-- begin DATA SECTION --
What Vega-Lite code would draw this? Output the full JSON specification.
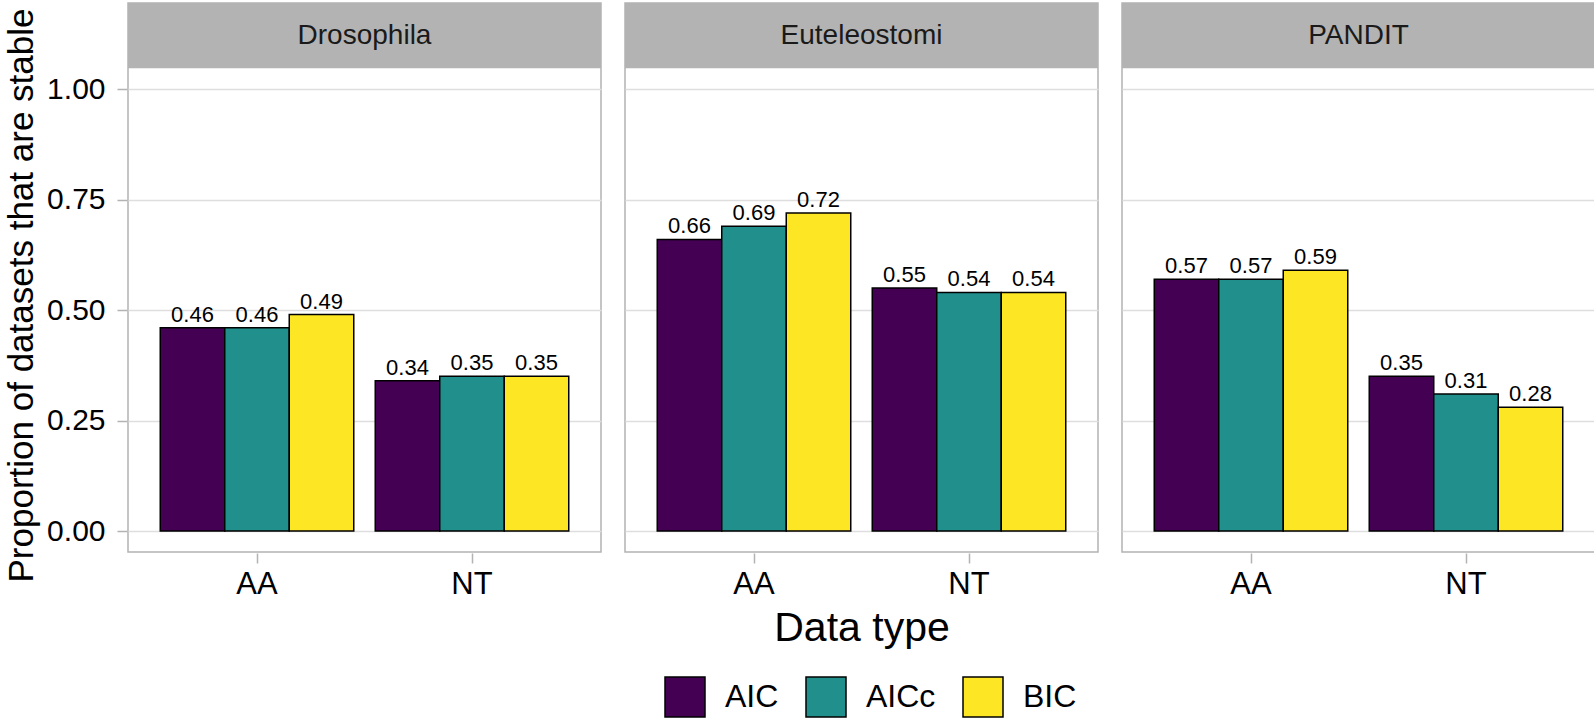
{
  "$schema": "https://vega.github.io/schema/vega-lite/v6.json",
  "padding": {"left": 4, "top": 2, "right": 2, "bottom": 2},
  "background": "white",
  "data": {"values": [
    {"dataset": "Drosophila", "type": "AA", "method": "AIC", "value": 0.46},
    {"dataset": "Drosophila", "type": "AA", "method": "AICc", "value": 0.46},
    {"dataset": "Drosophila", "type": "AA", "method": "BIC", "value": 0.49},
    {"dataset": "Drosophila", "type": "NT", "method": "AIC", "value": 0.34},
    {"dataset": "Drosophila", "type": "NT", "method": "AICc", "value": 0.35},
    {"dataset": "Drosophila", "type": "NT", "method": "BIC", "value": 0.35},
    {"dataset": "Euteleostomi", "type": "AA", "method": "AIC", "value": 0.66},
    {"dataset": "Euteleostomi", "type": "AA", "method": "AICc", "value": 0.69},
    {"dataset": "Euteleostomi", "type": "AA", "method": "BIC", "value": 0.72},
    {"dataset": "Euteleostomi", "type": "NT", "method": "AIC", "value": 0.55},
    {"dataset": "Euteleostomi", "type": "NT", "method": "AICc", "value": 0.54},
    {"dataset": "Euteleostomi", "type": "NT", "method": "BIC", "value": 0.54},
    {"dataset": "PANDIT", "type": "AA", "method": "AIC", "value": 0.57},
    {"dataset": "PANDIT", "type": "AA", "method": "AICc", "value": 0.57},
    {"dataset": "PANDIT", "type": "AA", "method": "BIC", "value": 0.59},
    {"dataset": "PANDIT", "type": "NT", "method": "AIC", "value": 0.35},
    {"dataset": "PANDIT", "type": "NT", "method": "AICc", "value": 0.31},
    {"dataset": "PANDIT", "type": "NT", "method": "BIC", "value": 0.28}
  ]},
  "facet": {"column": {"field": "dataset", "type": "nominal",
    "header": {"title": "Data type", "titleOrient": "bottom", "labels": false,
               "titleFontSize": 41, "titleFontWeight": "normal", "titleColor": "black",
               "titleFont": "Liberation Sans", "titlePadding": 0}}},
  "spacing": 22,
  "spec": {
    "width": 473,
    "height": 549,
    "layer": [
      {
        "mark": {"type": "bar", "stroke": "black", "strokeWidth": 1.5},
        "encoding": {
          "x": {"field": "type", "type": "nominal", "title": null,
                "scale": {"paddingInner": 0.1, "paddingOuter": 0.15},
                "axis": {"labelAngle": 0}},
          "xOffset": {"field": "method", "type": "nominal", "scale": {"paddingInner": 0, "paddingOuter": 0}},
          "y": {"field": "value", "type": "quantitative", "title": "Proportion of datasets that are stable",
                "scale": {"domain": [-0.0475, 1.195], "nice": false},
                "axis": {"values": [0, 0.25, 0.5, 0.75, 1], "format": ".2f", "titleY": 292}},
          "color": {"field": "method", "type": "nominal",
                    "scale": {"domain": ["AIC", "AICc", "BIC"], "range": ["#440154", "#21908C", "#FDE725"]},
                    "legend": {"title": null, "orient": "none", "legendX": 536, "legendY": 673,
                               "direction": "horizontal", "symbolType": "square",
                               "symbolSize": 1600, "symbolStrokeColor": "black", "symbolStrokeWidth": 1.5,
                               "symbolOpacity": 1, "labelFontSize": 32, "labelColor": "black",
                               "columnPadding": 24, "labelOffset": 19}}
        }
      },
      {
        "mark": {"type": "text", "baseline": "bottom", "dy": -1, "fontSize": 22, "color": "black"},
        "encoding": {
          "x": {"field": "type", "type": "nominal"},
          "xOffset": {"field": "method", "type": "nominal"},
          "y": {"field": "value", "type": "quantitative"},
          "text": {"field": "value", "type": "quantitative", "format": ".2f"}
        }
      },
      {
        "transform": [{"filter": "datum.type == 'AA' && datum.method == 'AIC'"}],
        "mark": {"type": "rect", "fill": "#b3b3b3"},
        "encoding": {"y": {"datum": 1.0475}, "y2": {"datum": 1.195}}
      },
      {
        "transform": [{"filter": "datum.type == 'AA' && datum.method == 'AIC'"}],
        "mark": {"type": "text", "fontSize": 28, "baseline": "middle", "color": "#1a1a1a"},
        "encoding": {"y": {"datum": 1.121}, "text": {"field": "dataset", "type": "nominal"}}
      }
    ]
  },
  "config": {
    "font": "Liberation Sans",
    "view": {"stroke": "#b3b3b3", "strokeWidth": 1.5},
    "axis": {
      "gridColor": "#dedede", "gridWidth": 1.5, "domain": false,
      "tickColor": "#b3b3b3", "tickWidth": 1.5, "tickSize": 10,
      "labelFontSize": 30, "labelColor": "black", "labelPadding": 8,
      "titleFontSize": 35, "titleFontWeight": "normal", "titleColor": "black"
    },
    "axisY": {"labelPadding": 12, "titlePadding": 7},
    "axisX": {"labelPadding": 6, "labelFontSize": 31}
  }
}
-- end DATA SECTION --
Each line of the data should be quoted exactly, with pictures left out.

What Vega-Lite code would draw this? Output the full JSON specification.
{
  "$schema": "https://vega.github.io/schema/vega-lite/v6.json",
  "padding": {"left": 4, "top": 2, "right": 2, "bottom": 2},
  "background": "white",
  "data": {"values": [
    {"dataset": "Drosophila", "type": "AA", "method": "AIC", "value": 0.46},
    {"dataset": "Drosophila", "type": "AA", "method": "AICc", "value": 0.46},
    {"dataset": "Drosophila", "type": "AA", "method": "BIC", "value": 0.49},
    {"dataset": "Drosophila", "type": "NT", "method": "AIC", "value": 0.34},
    {"dataset": "Drosophila", "type": "NT", "method": "AICc", "value": 0.35},
    {"dataset": "Drosophila", "type": "NT", "method": "BIC", "value": 0.35},
    {"dataset": "Euteleostomi", "type": "AA", "method": "AIC", "value": 0.66},
    {"dataset": "Euteleostomi", "type": "AA", "method": "AICc", "value": 0.69},
    {"dataset": "Euteleostomi", "type": "AA", "method": "BIC", "value": 0.72},
    {"dataset": "Euteleostomi", "type": "NT", "method": "AIC", "value": 0.55},
    {"dataset": "Euteleostomi", "type": "NT", "method": "AICc", "value": 0.54},
    {"dataset": "Euteleostomi", "type": "NT", "method": "BIC", "value": 0.54},
    {"dataset": "PANDIT", "type": "AA", "method": "AIC", "value": 0.57},
    {"dataset": "PANDIT", "type": "AA", "method": "AICc", "value": 0.57},
    {"dataset": "PANDIT", "type": "AA", "method": "BIC", "value": 0.59},
    {"dataset": "PANDIT", "type": "NT", "method": "AIC", "value": 0.35},
    {"dataset": "PANDIT", "type": "NT", "method": "AICc", "value": 0.31},
    {"dataset": "PANDIT", "type": "NT", "method": "BIC", "value": 0.28}
  ]},
  "facet": {"column": {"field": "dataset", "type": "nominal",
    "header": {"title": "Data type", "titleOrient": "bottom", "labels": false,
               "titleFontSize": 41, "titleFontWeight": "normal", "titleColor": "black",
               "titleFont": "Liberation Sans", "titlePadding": 0}}},
  "spacing": 22,
  "spec": {
    "width": 473,
    "height": 549,
    "layer": [
      {
        "mark": {"type": "bar", "stroke": "black", "strokeWidth": 1.5},
        "encoding": {
          "x": {"field": "type", "type": "nominal", "title": null,
                "scale": {"paddingInner": 0.1, "paddingOuter": 0.15},
                "axis": {"labelAngle": 0}},
          "xOffset": {"field": "method", "type": "nominal", "scale": {"paddingInner": 0, "paddingOuter": 0}},
          "y": {"field": "value", "type": "quantitative", "title": "Proportion of datasets that are stable",
                "scale": {"domain": [-0.0475, 1.195], "nice": false},
                "axis": {"values": [0, 0.25, 0.5, 0.75, 1], "format": ".2f", "titleY": 292}},
          "color": {"field": "method", "type": "nominal",
                    "scale": {"domain": ["AIC", "AICc", "BIC"], "range": ["#440154", "#21908C", "#FDE725"]},
                    "legend": {"title": null, "orient": "none", "legendX": 536, "legendY": 673,
                               "direction": "horizontal", "symbolType": "square",
                               "symbolSize": 1600, "symbolStrokeColor": "black", "symbolStrokeWidth": 1.5,
                               "symbolOpacity": 1, "labelFontSize": 32, "labelColor": "black",
                               "columnPadding": 24, "labelOffset": 19}}
        }
      },
      {
        "mark": {"type": "text", "baseline": "bottom", "dy": -1, "fontSize": 22, "color": "black"},
        "encoding": {
          "x": {"field": "type", "type": "nominal"},
          "xOffset": {"field": "method", "type": "nominal"},
          "y": {"field": "value", "type": "quantitative"},
          "text": {"field": "value", "type": "quantitative", "format": ".2f"}
        }
      },
      {
        "transform": [{"filter": "datum.type == 'AA' && datum.method == 'AIC'"}],
        "mark": {"type": "rect", "fill": "#b3b3b3"},
        "encoding": {"y": {"datum": 1.0475}, "y2": {"datum": 1.195}}
      },
      {
        "transform": [{"filter": "datum.type == 'AA' && datum.method == 'AIC'"}],
        "mark": {"type": "text", "fontSize": 28, "baseline": "middle", "color": "#1a1a1a"},
        "encoding": {"y": {"datum": 1.121}, "text": {"field": "dataset", "type": "nominal"}}
      }
    ]
  },
  "config": {
    "font": "Liberation Sans",
    "view": {"stroke": "#b3b3b3", "strokeWidth": 1.5},
    "axis": {
      "gridColor": "#dedede", "gridWidth": 1.5, "domain": false,
      "tickColor": "#b3b3b3", "tickWidth": 1.5, "tickSize": 10,
      "labelFontSize": 30, "labelColor": "black", "labelPadding": 8,
      "titleFontSize": 35, "titleFontWeight": "normal", "titleColor": "black"
    },
    "axisY": {"labelPadding": 12, "titlePadding": 7},
    "axisX": {"labelPadding": 6, "labelFontSize": 31}
  }
}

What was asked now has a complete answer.